Green Building Update: A Push Towards Adoption of Local Green Building Codes
According to a projection released by EL Insights, a subscription report published by Environmental Leader, the market value in the United State's green building sector is expected to climb from 71.1 billion in 2010 to about 173 billion by 2015. If this forecast proves accurate, how, if at all, will local governments respond in revamping their building codes to account for this anticipated increase in green building? In recent months, guidance materials and other resources have been released to both encourage and assist local governments in evaluating their current building codes and incorporating green building mandates as part of code revisions. For example:
- In July 2010, the U.S. Environmental Protection Agency ("EPA") Region 4 released a Sustainable Design and Green Building Toolkit for Local Governments (the "Toolkit"), which according to a recent news release by EPA, "is designed to assist local governments in identifying and removing permitting barriers to sustainable design and green building practices." The Toolkit includes an Assessment Tool to help local governments in reviewing their permitting process, a Resource Guide that provides links to additional guidance information, and an Action Plan that provides a roadmap for the implementation of regulatory changes. The Toolkit can be found here.

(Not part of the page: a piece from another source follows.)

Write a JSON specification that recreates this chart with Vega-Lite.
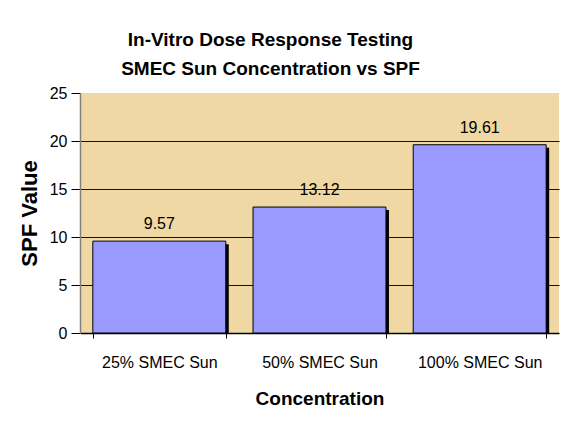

- In June 2010, Columbia Law School's Center for Climate Change Law released a Draft Model Municipal Green Building Ordinance which is based on an empirical analysis of existing municipal green building regulation and is structured in such a way as to avoid certain legal impediments affecting green building practices. The draft model ordinance along with a legal analysis can be found here.
- Also in June 2010, the U.S. Green Building Council released a white paper, entitled Greening the Codes, which discusses a history of building codes and details the role that green building rating systems such as LEED (Leadership in Energy and Environmental Design) can play in constructing more comprehensive building codes that incorporate sustainable and green building practices. The white paper can be found here.
With these resources made available by reputable players in the green building arena, we may start to see more local governments reviewing their current building codes and considering the adoption and enforcement of green building mandates.